Write out, word for word, every line from the first one through the line that holds "return 1 - py / H", and nothing else; skip the pictures.
====
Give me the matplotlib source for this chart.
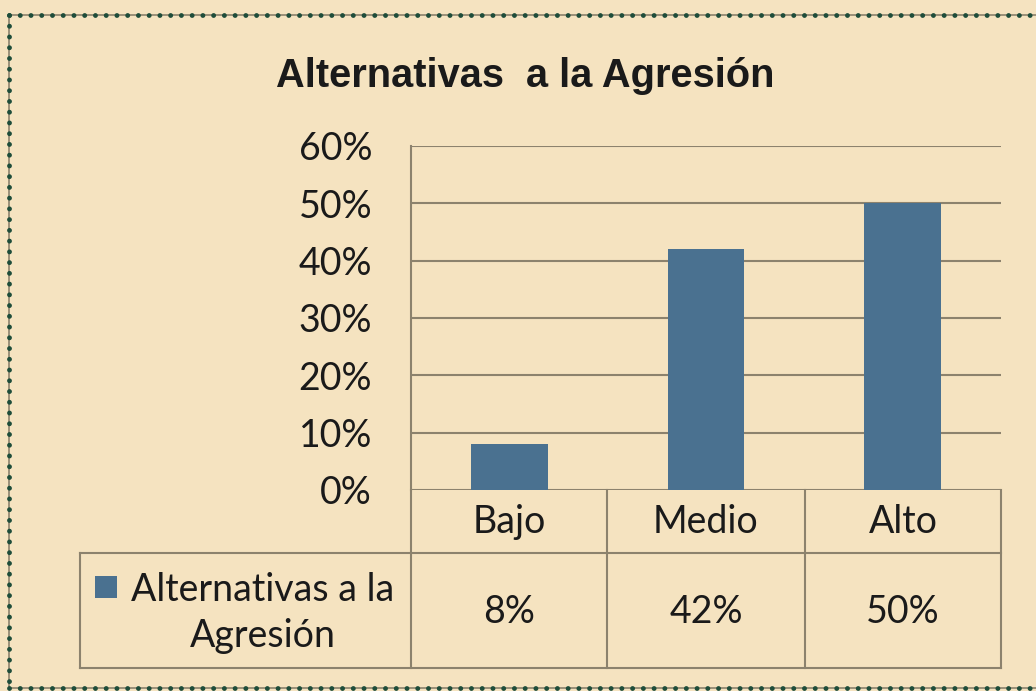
import matplotlib
matplotlib.use("Agg")
import matplotlib.pyplot as plt
from matplotlib.patches import Rectangle
from matplotlib.lines import Line2D

# data
categories = ["Bajo", "Medio", "Alto"]
values = [8, 42, 50]
series_name = "Alternativas a la\nAgresión"
title = "Alternativas  a la Agresión"
yticks = [0, 10, 20, 30, 40, 50, 60]

bg = "#F5E3C0"
bar_color = "#4A7190"
line_color = "#8C826D"
text_color = "#1A1A1A"
fs = 27

W, H = 1036, 691
fig = plt.figure(figsize=(W / 100, H / 100), dpi=100)
fig.patch.set_facecolor(bg)


def fx(px):
    return px / W


def fy(py):
    return 1 - py / H


# plot area in pixel coordinates
x0, x1 = 411, 1001
y_top, y_zero = 146, 490
ax = fig.add_axes([fx(x0), fy(y_zero), fx(x1 - x0), (y_zero - y_top) / H])
ax.set_facecolor(bg)
ax.set_xlim(-0.5, len(categories) - 0.5)
ax.set_ylim(0, 60)
ax.bar(range(len(categories)), values, width=0.39, color=bar_color, zorder=3)
ax.set_yticks(yticks)
ax.set_yticklabels([f"{t}%" for t in yticks], fontsize=fs, family="Lato", color=text_color)
ax.tick_params(axis="y", length=0, pad=28)
ax.set_xticks([])
for t in yticks:
    ax.axhline(t, color=line_color, lw=1.5, zorder=1)
for s in ["top", "right", "bottom"]:
    ax.spines[s].set_visible(False)
ax.spines["left"].set_color(line_color)
ax.spines["left"].set_linewidth(1.5)

fig.text(fx(525), fy(76), title, ha="center", va="center", fontsize=28.6,
         fontweight="bold", family=["Liberation Sans", "DejaVu Sans"], color=text_color)

# data table below the axis
col_edges = [411, 607, 805, 1001]
row1_bottom, row2_bottom = 553, 668
legend_left = 80


def hline(y, xa, xb):
    fig.add_artist(Line2D([fx(xa), fx(xb)], [fy(y), fy(y)], color=line_color, lw=1.5))


def vline(x, ya, yb):
    fig.add_artist(Line2D([fx(x), fx(x)], [fy(ya), fy(yb)], color=line_color, lw=1.5))


hline(row1_bottom, legend_left, col_edges[-1])
hline(row2_bottom, legend_left, col_edges[-1])
vline(legend_left, row1_bottom, row2_bottom)
vline(col_edges[0], y_zero, row2_bottom)
for x in col_edges[1:]:
    vline(x, y_zero, row2_bottom)

for i, (cat, val) in enumerate(zip(categories, values)):
    cx = (col_edges[i] + col_edges[i + 1]) / 2
    fig.text(fx(cx), fy(522), cat, ha="center", va="center", fontsize=fs,
             family="Lato", color=text_color)
    fig.text(fx(cx), fy(612), f"{val}%", ha="center", va="center", fontsize=fs,
             family="Lato", color=text_color)

fig.add_artist(Rectangle((fx(95), fy(598)), fx(22), 22 / H, transform=fig.transFigure,
                         facecolor=bar_color, edgecolor="none"))
fig.text(fx(263), fy(613), series_name, ha="center", va="center", fontsize=fs,
         family="Lato", color=text_color, multialignment="center", linespacing=1.36)

# dotted frame
for xs, ys in [([9, 1040], [15, 15]), ([9, 9], [15, 688]), ([9, 1040], [688, 688])]:
    fig.add_artist(Line2D([fx(v) for v in xs], [fy(v) for v in ys], color="#8C826D", lw=1.2))
    fig.add_artist(Line2D([fx(v) for v in xs], [fy(v) for v in ys], color="#1E4D3A", lw=3.5,
                          linestyle=(0, (0.01, 2.2)), dash_capstyle="round"))

fig.savefig("out.png", dpi=100, facecolor=bg)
====
— EXPECTED ANSWER —
Give me the matplotlib source for this chart.
import matplotlib
matplotlib.use("Agg")
import matplotlib.pyplot as plt
from matplotlib.patches import Rectangle
from matplotlib.lines import Line2D

# data
categories = ["Bajo", "Medio", "Alto"]
values = [8, 42, 50]
series_name = "Alternativas a la\nAgresión"
title = "Alternativas  a la Agresión"
yticks = [0, 10, 20, 30, 40, 50, 60]

bg = "#F5E3C0"
bar_color = "#4A7190"
line_color = "#8C826D"
text_color = "#1A1A1A"
fs = 27

W, H = 1036, 691
fig = plt.figure(figsize=(W / 100, H / 100), dpi=100)
fig.patch.set_facecolor(bg)


def fx(px):
    return px / W


def fy(py):
    return 1 - py / H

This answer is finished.